- INPUT MATERIAL:
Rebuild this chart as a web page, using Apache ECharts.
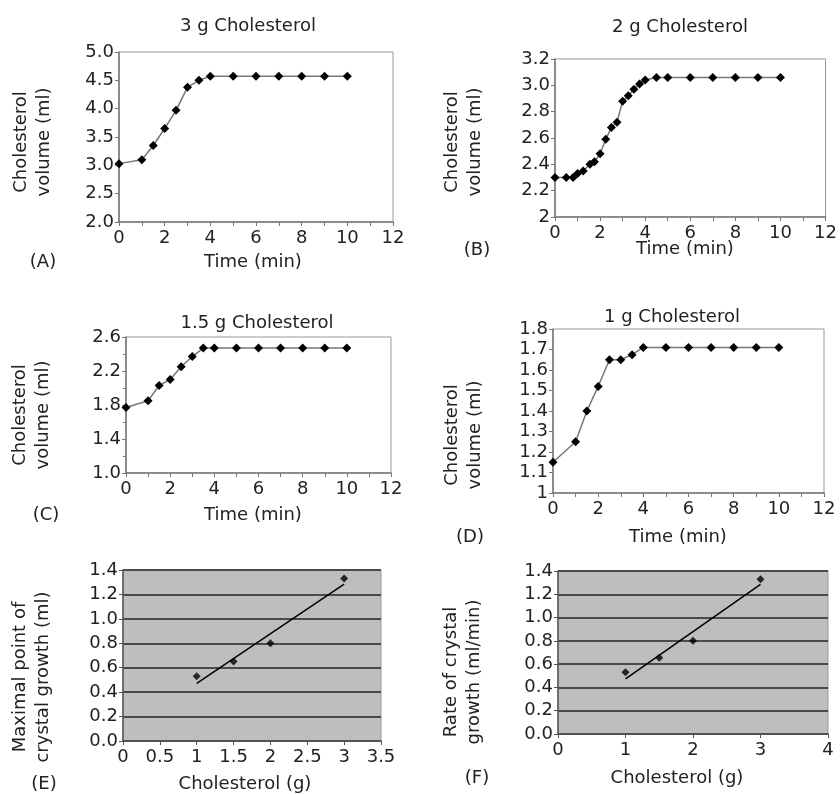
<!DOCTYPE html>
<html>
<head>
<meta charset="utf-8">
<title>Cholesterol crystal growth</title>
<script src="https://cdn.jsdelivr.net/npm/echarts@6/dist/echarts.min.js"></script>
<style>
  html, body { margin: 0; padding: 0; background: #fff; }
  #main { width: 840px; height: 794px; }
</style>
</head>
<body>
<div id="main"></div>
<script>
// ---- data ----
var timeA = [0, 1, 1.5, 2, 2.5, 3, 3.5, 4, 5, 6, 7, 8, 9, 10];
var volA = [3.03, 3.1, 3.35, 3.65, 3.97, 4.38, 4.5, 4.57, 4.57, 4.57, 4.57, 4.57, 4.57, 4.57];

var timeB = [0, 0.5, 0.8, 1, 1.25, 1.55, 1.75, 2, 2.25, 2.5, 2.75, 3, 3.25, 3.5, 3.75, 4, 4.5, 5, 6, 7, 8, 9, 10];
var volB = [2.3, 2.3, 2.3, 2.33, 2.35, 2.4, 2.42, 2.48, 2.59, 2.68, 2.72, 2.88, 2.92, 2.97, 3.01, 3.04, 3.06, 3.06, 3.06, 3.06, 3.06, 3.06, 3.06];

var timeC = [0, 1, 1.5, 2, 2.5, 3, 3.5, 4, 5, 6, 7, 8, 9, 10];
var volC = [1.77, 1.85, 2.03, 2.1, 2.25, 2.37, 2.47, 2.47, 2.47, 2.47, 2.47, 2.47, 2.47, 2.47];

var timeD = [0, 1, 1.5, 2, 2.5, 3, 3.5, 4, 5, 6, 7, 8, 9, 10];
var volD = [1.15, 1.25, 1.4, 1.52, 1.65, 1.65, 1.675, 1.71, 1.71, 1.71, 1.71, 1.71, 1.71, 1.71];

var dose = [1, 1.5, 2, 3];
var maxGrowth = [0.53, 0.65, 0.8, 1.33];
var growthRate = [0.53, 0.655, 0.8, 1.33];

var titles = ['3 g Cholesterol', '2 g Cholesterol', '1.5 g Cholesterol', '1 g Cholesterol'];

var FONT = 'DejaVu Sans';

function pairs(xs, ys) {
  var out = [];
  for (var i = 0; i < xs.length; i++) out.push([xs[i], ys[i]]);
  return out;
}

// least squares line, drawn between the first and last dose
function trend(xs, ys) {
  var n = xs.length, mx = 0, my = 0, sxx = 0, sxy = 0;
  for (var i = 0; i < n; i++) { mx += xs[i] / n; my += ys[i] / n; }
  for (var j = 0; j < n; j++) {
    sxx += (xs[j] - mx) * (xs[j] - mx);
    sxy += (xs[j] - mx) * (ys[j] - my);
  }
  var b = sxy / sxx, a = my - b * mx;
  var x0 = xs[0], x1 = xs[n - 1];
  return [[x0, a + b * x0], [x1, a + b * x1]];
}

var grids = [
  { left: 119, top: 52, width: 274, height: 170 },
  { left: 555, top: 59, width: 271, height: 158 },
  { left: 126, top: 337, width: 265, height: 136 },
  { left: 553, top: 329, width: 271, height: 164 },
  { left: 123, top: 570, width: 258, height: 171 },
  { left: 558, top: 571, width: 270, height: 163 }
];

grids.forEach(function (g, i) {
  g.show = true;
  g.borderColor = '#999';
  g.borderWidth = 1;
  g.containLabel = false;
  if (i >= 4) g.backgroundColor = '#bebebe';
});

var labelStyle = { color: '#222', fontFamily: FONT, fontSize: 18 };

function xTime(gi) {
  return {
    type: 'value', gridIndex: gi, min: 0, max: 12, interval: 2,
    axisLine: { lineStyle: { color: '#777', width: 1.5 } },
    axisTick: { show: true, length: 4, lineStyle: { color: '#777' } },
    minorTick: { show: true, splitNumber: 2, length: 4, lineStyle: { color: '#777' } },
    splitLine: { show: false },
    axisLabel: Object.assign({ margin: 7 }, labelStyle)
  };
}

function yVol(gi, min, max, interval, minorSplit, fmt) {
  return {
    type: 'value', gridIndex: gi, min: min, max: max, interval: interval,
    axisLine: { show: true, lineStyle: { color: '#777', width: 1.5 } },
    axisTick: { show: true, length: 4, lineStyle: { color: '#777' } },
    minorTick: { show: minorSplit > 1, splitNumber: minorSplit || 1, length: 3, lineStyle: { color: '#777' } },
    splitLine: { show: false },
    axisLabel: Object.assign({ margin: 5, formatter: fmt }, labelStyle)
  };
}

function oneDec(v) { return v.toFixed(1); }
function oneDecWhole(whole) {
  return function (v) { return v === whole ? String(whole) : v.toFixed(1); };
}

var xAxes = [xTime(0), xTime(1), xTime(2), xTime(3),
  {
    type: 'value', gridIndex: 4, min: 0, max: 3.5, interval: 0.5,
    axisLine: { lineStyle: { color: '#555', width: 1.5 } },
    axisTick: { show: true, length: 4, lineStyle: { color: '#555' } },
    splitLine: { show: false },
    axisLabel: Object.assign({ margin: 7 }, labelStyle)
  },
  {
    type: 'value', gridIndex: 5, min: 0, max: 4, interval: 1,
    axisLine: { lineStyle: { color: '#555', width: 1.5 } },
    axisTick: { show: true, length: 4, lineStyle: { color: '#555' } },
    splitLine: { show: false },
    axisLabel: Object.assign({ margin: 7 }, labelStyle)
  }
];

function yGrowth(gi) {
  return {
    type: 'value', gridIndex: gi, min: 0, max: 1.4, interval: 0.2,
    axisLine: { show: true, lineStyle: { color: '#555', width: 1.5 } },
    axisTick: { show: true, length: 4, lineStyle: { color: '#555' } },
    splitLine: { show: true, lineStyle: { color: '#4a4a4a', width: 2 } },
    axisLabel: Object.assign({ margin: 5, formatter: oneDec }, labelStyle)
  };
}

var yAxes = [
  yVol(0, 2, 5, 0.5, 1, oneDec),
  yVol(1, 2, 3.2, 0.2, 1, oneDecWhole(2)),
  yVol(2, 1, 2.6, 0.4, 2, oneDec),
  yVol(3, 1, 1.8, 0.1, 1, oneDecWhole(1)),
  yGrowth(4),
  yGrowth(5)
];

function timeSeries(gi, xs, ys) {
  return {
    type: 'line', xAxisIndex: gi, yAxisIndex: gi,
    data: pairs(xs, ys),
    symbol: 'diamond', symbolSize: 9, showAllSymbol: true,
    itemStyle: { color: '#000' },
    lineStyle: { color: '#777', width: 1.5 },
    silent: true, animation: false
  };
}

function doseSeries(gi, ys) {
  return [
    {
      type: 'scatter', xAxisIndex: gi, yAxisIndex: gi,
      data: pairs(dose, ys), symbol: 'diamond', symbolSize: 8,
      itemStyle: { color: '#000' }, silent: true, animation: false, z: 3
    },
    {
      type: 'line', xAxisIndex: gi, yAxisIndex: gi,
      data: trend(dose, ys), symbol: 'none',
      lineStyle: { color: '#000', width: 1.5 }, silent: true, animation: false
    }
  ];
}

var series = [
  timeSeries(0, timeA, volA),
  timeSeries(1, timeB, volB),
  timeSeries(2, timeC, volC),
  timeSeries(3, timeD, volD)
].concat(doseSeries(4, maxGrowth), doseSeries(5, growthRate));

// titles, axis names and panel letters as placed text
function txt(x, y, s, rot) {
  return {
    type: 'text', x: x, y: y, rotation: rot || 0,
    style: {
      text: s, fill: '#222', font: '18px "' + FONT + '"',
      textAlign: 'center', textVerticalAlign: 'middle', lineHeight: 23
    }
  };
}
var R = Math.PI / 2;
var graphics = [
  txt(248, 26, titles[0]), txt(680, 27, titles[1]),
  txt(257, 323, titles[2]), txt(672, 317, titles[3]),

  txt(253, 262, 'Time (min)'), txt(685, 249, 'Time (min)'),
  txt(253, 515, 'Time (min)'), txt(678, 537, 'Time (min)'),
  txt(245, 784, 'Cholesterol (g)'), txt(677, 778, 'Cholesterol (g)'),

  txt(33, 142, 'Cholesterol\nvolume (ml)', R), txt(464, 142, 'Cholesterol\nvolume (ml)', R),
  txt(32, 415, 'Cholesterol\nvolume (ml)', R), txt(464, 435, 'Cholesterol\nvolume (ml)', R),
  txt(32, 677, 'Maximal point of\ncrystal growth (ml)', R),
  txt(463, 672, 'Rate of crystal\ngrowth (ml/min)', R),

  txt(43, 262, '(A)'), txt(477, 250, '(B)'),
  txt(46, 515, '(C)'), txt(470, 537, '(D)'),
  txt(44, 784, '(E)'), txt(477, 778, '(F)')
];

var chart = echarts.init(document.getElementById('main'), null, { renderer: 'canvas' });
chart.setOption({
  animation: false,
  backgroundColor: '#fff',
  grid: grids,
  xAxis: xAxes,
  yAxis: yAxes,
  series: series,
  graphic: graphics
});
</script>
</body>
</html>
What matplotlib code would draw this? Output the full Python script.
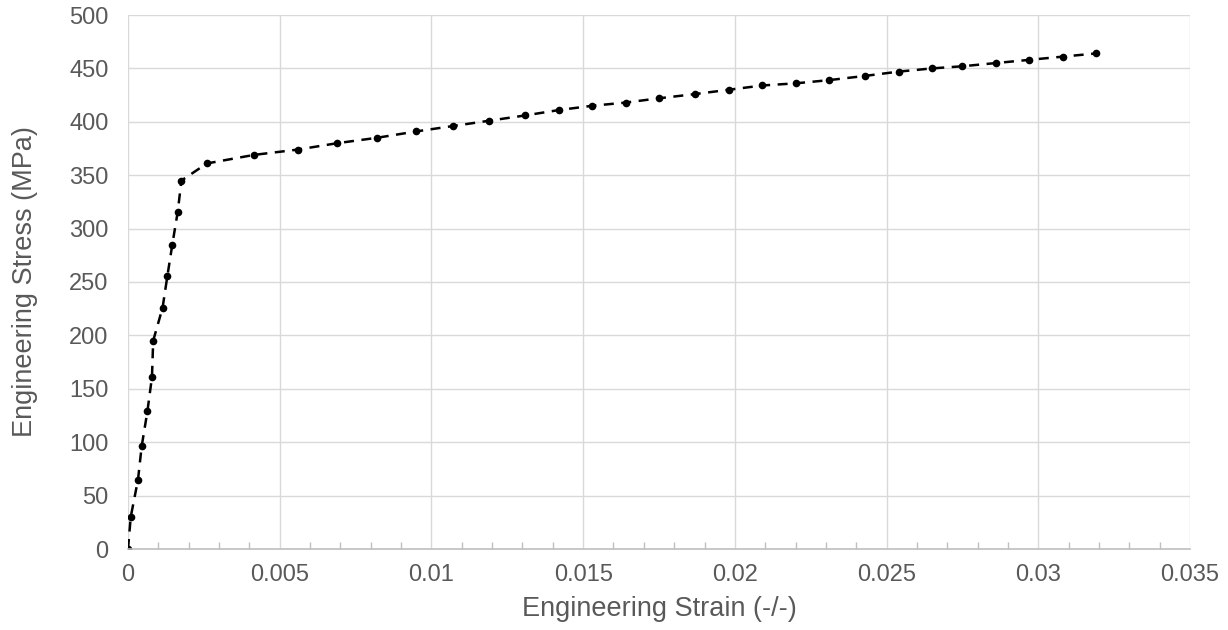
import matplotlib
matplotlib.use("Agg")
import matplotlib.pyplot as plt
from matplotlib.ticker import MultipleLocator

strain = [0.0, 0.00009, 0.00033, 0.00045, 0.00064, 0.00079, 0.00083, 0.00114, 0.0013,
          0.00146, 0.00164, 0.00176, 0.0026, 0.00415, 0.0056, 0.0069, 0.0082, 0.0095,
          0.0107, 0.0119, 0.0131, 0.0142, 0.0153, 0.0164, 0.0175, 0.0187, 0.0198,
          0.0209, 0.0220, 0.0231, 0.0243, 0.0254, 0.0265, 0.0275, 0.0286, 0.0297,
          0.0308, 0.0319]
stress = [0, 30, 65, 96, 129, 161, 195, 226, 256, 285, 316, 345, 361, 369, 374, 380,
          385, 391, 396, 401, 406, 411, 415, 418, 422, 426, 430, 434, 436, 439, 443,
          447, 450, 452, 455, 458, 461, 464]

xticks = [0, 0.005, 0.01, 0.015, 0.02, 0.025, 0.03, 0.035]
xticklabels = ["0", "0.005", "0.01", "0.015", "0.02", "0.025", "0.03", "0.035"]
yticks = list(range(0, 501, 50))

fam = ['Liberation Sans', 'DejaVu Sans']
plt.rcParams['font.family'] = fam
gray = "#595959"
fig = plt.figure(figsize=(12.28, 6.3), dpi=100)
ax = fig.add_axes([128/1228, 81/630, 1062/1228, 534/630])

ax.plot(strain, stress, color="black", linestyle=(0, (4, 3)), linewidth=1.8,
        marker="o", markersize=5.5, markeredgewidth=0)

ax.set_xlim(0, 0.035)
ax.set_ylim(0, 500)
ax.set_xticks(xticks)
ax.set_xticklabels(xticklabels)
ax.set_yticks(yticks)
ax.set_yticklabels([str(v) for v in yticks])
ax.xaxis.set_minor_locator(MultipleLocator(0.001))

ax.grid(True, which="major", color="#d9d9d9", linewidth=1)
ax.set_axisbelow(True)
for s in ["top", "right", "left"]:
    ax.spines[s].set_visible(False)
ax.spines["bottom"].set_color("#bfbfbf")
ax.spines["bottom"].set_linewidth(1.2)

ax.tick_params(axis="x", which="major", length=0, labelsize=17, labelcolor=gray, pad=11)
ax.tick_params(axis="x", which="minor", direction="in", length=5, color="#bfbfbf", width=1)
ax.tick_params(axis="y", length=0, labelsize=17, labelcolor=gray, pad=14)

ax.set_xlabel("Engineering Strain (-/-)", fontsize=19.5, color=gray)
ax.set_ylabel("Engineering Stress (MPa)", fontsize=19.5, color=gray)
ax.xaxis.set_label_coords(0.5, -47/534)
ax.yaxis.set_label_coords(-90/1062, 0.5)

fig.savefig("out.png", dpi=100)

- YOUR INSTRUCTIONS:
From the first line above down to the line with "var FONT = 'DejaVu Sans';", reproduce every line and no others, omitting pictures.

- THE SOLUTION:
Rebuild this chart as a web page, using Apache ECharts.
<!DOCTYPE html>
<html>
<head>
<meta charset="utf-8">
<title>Cholesterol crystal growth</title>
<script src="https://cdn.jsdelivr.net/npm/echarts@6/dist/echarts.min.js"></script>
<style>
  html, body { margin: 0; padding: 0; background: #fff; }
  #main { width: 840px; height: 794px; }
</style>
</head>
<body>
<div id="main"></div>
<script>
// ---- data ----
var timeA = [0, 1, 1.5, 2, 2.5, 3, 3.5, 4, 5, 6, 7, 8, 9, 10];
var volA = [3.03, 3.1, 3.35, 3.65, 3.97, 4.38, 4.5, 4.57, 4.57, 4.57, 4.57, 4.57, 4.57, 4.57];

var timeB = [0, 0.5, 0.8, 1, 1.25, 1.55, 1.75, 2, 2.25, 2.5, 2.75, 3, 3.25, 3.5, 3.75, 4, 4.5, 5, 6, 7, 8, 9, 10];
var volB = [2.3, 2.3, 2.3, 2.33, 2.35, 2.4, 2.42, 2.48, 2.59, 2.68, 2.72, 2.88, 2.92, 2.97, 3.01, 3.04, 3.06, 3.06, 3.06, 3.06, 3.06, 3.06, 3.06];

var timeC = [0, 1, 1.5, 2, 2.5, 3, 3.5, 4, 5, 6, 7, 8, 9, 10];
var volC = [1.77, 1.85, 2.03, 2.1, 2.25, 2.37, 2.47, 2.47, 2.47, 2.47, 2.47, 2.47, 2.47, 2.47];

var timeD = [0, 1, 1.5, 2, 2.5, 3, 3.5, 4, 5, 6, 7, 8, 9, 10];
var volD = [1.15, 1.25, 1.4, 1.52, 1.65, 1.65, 1.675, 1.71, 1.71, 1.71, 1.71, 1.71, 1.71, 1.71];

var dose = [1, 1.5, 2, 3];
var maxGrowth = [0.53, 0.65, 0.8, 1.33];
var growthRate = [0.53, 0.655, 0.8, 1.33];

var titles = ['3 g Cholesterol', '2 g Cholesterol', '1.5 g Cholesterol', '1 g Cholesterol'];

var FONT = 'DejaVu Sans';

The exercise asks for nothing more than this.